大日本帝国憲法は第 28 條において「日本臣民ハ安寧秩序ヲ妨ケス及臣民タルノ義務ニ背カサル限ニ於テ信教ノ自由ヲ有ス」と明記したように、当時の一般国民の信教の自由は制限付きでした。さらに明治政府は公の宗教としての国家神道と個人の宗教とを区別し、神道を個々の宗教の上位に位置付け、「神社は宗教にあらず」として特別扱いし、神道に対する批評、批判を禁止しました。

新しい日本国憲法においては、国民の信教の自由は無条件に認められるものとなりましたが、政府は再び皇室神道を神道の上位に、そして諸宗教の最上位に位置すべく、大嘗祭において天皇を、国民の代表であるとされる総理大臣の立ち位置より上に設け、総理大臣に万歳を叫ばせるなど、皇室神道を祭り上げる演出を、莫大な国家予算を用いて行いました。

これは、私が奉職するキリスト教会の礼拝、すなわち個人の宗教よりも、大嘗祭の方が、公の宗教として上位の宗教儀式であると国民を洗脳させる行為です。

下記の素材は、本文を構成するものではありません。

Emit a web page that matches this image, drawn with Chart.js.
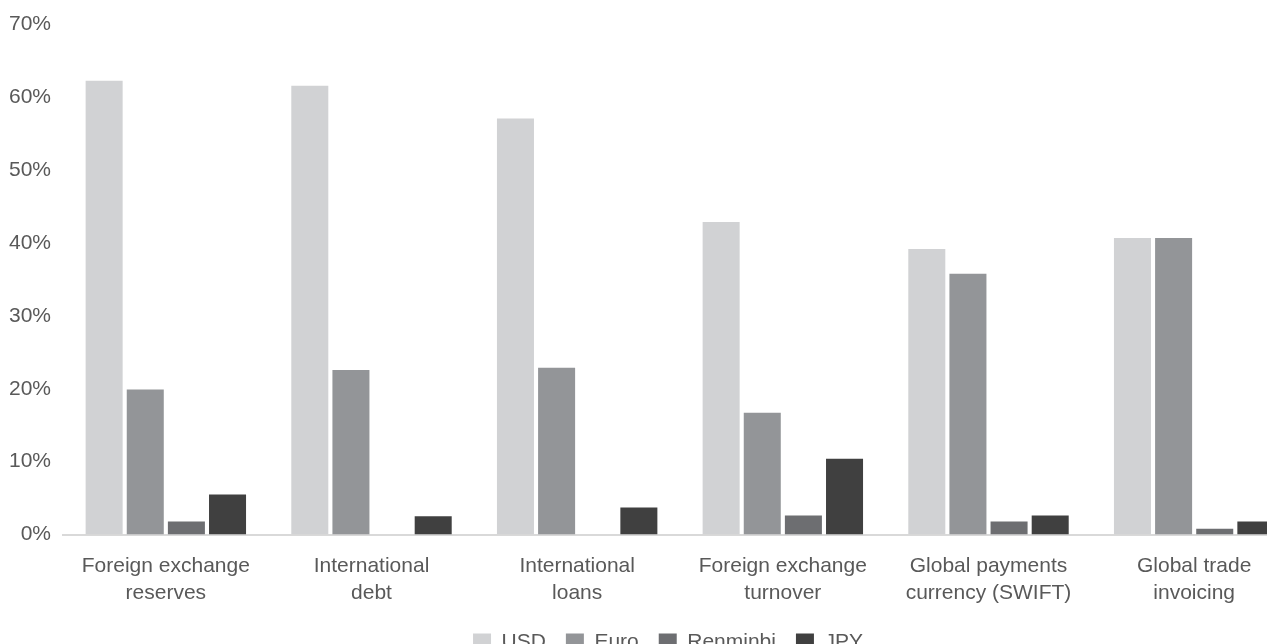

このような政府の行いは、素朴な宗教心情を持つ日本人に一定の価値観を植え付けさせる行為ですから、私は日本人の一牧師として、はなはだ不利益を被っています。クリスマスやイースターのような、キリスト教の重要な行事の日と、皇室神道行事が重なるようなことがあれば、国民、特に公務員は神道行事に自主的と称して動員され、キリスト教は不利益を被ります。

昭和天皇は 1989 年 1 月 7 日に死去しました。臨終が近づいてから臨終に至る日々が長く、この間、祝い事の自粛が促され、死去の日がいつになるか不明でしたので、キリスト教界やミッションスクールなどでは、12 月 25 日のクリスマス祝会を行うべきかどうか躊躇させられるという過剰反応が起こりました。またパチンコ業界などの遊戯施設では、死去のニュースを見て、それまで開けていた店のシャッターをあわてて下ろすなどの悲喜劇が報道されました。

さて、大嘗祭を執行した神職の司式者と、神道の信者の関係者に、私は深い同情心を持つものです。なぜなら、当人は神道の信仰心によって心を込め、皇室宗教の最も中心的な大嘗祭の儀式と祈りを行ったと思われる。しかるに、裁判所は、「大嘗祭は、天皇即位という世俗的な出来事の際に行われる伝統儀式という側面が強いというべきである。」と断定し、大嘗祭が、新しく皇位に即いた天皇が神性を獲得するための極めて重要な儀式であり、宗教性が極めて強いものであることを無視している。その前提のもとに裁判所は、京都府知事らの大嘗祭関連儀式への参列が宗教行事への参加であり明らかな政教分離原則違反となって違憲であるとする原告の主張を何ら根拠も示さずに退けている(京都地裁 2024 年 2 月 7 日判決)。

また、2002 年 7 月 11 日、最高裁は次のように判決しました。すなわち「福岡県知事が大嘗祭に参列した行為は、大嘗祭が皇位継承の際に通常行われてきた皇室の伝統儀式であること、参列が公職にある者の社会的儀礼として天皇の即位に祝意を表する目的で行われたことなど、判示の事情の下においては、憲法 20 条 3 項に違反しない」。

これは神道のプロを自任され、心からの信仰心をもって大嘗祭を司式されたであろう神職の方々に対して、著しく無礼な判決であると言わざるを得ず、彼らの信仰を踏みにじった判決と言わざるを得ません。裁判所が宗教行事についてその宗教性を否定、あるいは無視して、社会的儀礼であると判断することは、裁判所の権限を越えており、宗教儀式についてその宗教性について国家機関である裁判所が独自の判断をなすこと自体、政教分離原則の趣旨に沿わないものです。